Area business owners share their recession-beating experiences
Tom Walter gets ideas from his employees. Jennifer Davis saved jobs by off-shoring product development. Dave Nyc cautions to not wait too long to implement changes.
While economists and Wall Streeters debate the technical definition of a recession, entrepreneurs face the challenge of managing during economic rough spots. That's why Walter, Davis and Nyc shared their survival tips at a recent business owners' economic summit hosted by Itasca Bank & Trust Co., then expanded their think-outside-the-box recommendations for this column.
Share information, ask for ideas
Because Tasty Chef President Walter listens to the 20-somethings on his staff, the Itasca caterer is exploring commodities hedging as a way to help control food costs.

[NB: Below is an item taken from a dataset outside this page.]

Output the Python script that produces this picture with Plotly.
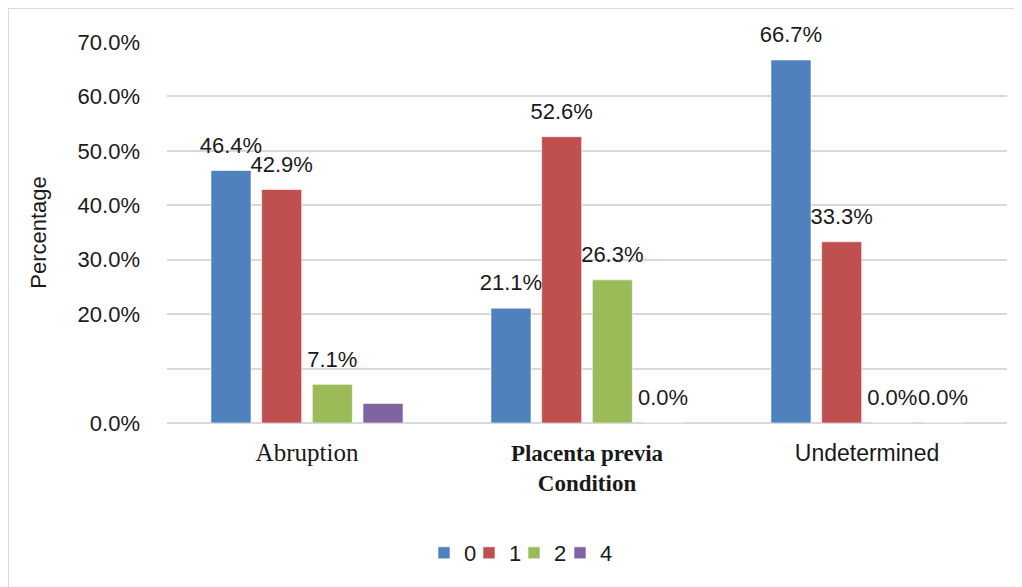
import plotly.graph_objects as go

categories = ["Abruption", "Placenta previa Condition", "Undetermined"]
category_labels = [
    "<span style='font-family:Liberation Serif;font-size:25px'>Abruption</span>",
    "<span style='font-family:Liberation Serif'><b>Placenta previa</b><br><b>Condition</b></span>",
    "Undetermined",
]
series_names = ["0", "1", "2", "4"]
values_0 = [46.4, 21.1, 66.7]
values_1 = [42.9, 52.6, 33.3]
values_2 = [7.1, 26.3, 0.0]
values_4 = [3.6, 0.0, 0.0]
show_label_4 = [False, True, True]
colors = ["#4F81BD", "#C0504D", "#9BBB59", "#8064A2"]
y_tickvals = [0, 10, 20, 30, 40, 50, 60, 70]
y_ticktext = ["0.0%", "", "20.0%", "30.0%", "40.0%", "50.0%", "60.0%", "70.0%"]

all_values = [values_0, values_1, values_2, values_4]
all_show = [[True] * 3, [True] * 3, [True] * 3, show_label_4]

# page body has an 8px margin, so figure coordinates are offset by 8px
OFF = 8
W, H = 1022 - OFF, 587 - OFF
L, R, T, B = 167 - OFF, 1007 - OFF, 42 - OFF, 423 - OFF
BARGAP = 0.276
LEGEND_LEFT = [424, 469, 514, 560]

def px(x):
    return (x - OFF - L) / (R - L)

def py(y):
    return (B - (y - OFF)) / (B - T)

legend_ids = ["legend", "legend2", "legend3", "legend4"]

fig = go.Figure()
for i, (name, vals, col) in enumerate(zip(series_names, all_values, colors)):
    fig.add_trace(go.Bar(
        x=categories, y=vals, name=name,
        marker=dict(color=col, line=dict(color="rgba(255,255,255,0.6)", width=1)),
        legend=legend_ids[i],
        hoverinfo="skip",
    ))

# value labels: text scatter traces grouped like the bars
for name, vals, shows in zip(series_names, all_values, all_show):
    fig.add_trace(go.Scatter(
        x=categories, y=vals, mode="markers+text",
        marker=dict(size=18, opacity=0),
        text=[f"{v:.1f}%" if s else "" for v, s in zip(vals, shows)],
        textposition="top center",
        textfont=dict(family="Liberation Sans", size=22, color="#1a1a1a"),
        cliponaxis=False, showlegend=False, hoverinfo="skip",
    ))

legend_layouts = {}
for lid, lx in zip(legend_ids, LEGEND_LEFT):
    legend_layouts[lid] = dict(orientation="h", x=px(lx), y=py(553), xanchor="left",
                               yanchor="middle", font=dict(size=22), itemwidth=30,
                               bgcolor="rgba(0,0,0,0)")

fig.update_layout(
    width=W, height=H,
    margin=dict(l=L, r=W - R, t=T, b=H - B),
    paper_bgcolor="white", plot_bgcolor="white",
    barmode="group", bargap=BARGAP, bargroupgap=0.21,
    scattermode="group", scattergap=BARGAP,
    font=dict(family="Liberation Sans", size=22, color="#1a1a1a"),
    showlegend=True,
    **legend_layouts,
    xaxis=dict(tickvals=categories, ticktext=category_labels, showgrid=False,
               showline=False, ticks="", tickfont=dict(size=23), ticklabelstandoff=14,
               automargin=False),
    yaxis=dict(range=[0, 70], tickvals=y_tickvals, ticktext=y_ticktext,
               showgrid=True, gridcolor="#d9d9d9", gridwidth=1.5,
               zeroline=True, zerolinecolor="#d9d9d9", zerolinewidth=1.5,
               showline=False, ticklabelstandoff=26, automargin=False,
               title=dict(text="Percentage", standoff=24, font=dict(size=22))),
    shapes=[
        dict(type="line", xref="paper", yref="paper", x0=px(8), x1=px(8), y0=py(8), y1=py(600),
             line=dict(color="#d9d9d9", width=2)),
        dict(type="line", xref="paper", yref="paper", x0=px(8), x1=px(1030), y0=py(8), y1=py(8),
             line=dict(color="#d9d9d9", width=2)),
    ],
)

fig.write_html("out.html")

That's an idea and a half. In fact, ideas regularly bubble up from Tasty Chef's 100 or so full- and regular part-time employees because Walter shares company information and asks for input. "We show our P&L (profit and loss statement) to every employee so they know exactly what's going on, and we listen to our employees," Walter says. "They have phenomenal ideas."
Among them: A first quarter marketing effort that has focused on CPA firms because they are willing to bring meals in so employees don't have to go out to eat and companies that conduct large training efforts where it makes sense to keep attendees together.
Move jobs to save jobs
Davis Business Solutions Inc., a West Dundee business management software developer, survived its post-Y2K recession by off-shoring product development -- a move that allowed the company to save jobs.
For Davis, who founded the business with her brother and is vice president of the 22-year-old firm, the decision to send software development to, initially, China, then Calcutta and finally to Davis Software Solutions Pvt. Ltd. in Hyderabad, India, came because "We didn't want to eliminate jobs. We had a big obligation to our employees, (basically) the same group that started with us. We had to cut costs so we could keep everybody working."
If you were there, you likely remember the anxiety as businesses pushed to purchase Y2K compliant software before the calendar changed from 1999 to 2000. The rush of business shattered the normal software purchasing cycle. "Companies usually bought software every seven years," Davis explains, "but 30, 40 percent of the market bought early because they were not Y2K compliant."
Consequently, she recalls, "Nobody was buying" in 2000 and 2001.
Make decisions, create revenue
NNT Corp., an Itasca company that sells tooling to manufacturers, is better off now than it was when the 2001 recession hit, and Nyc brothers Dave, president, and Mike, vice president, "waited too long to implement changes. Don't get fat," Dave says. "Make the hard decisions."
Although the brothers reduced headcount, the Nycs key decision may have been to bring in new sales people to create new revenue. Today, NNT does more business with less people, and the brothers "expect to be fine during the slowdown."
© 2008, 121 Marketing Resources Inc.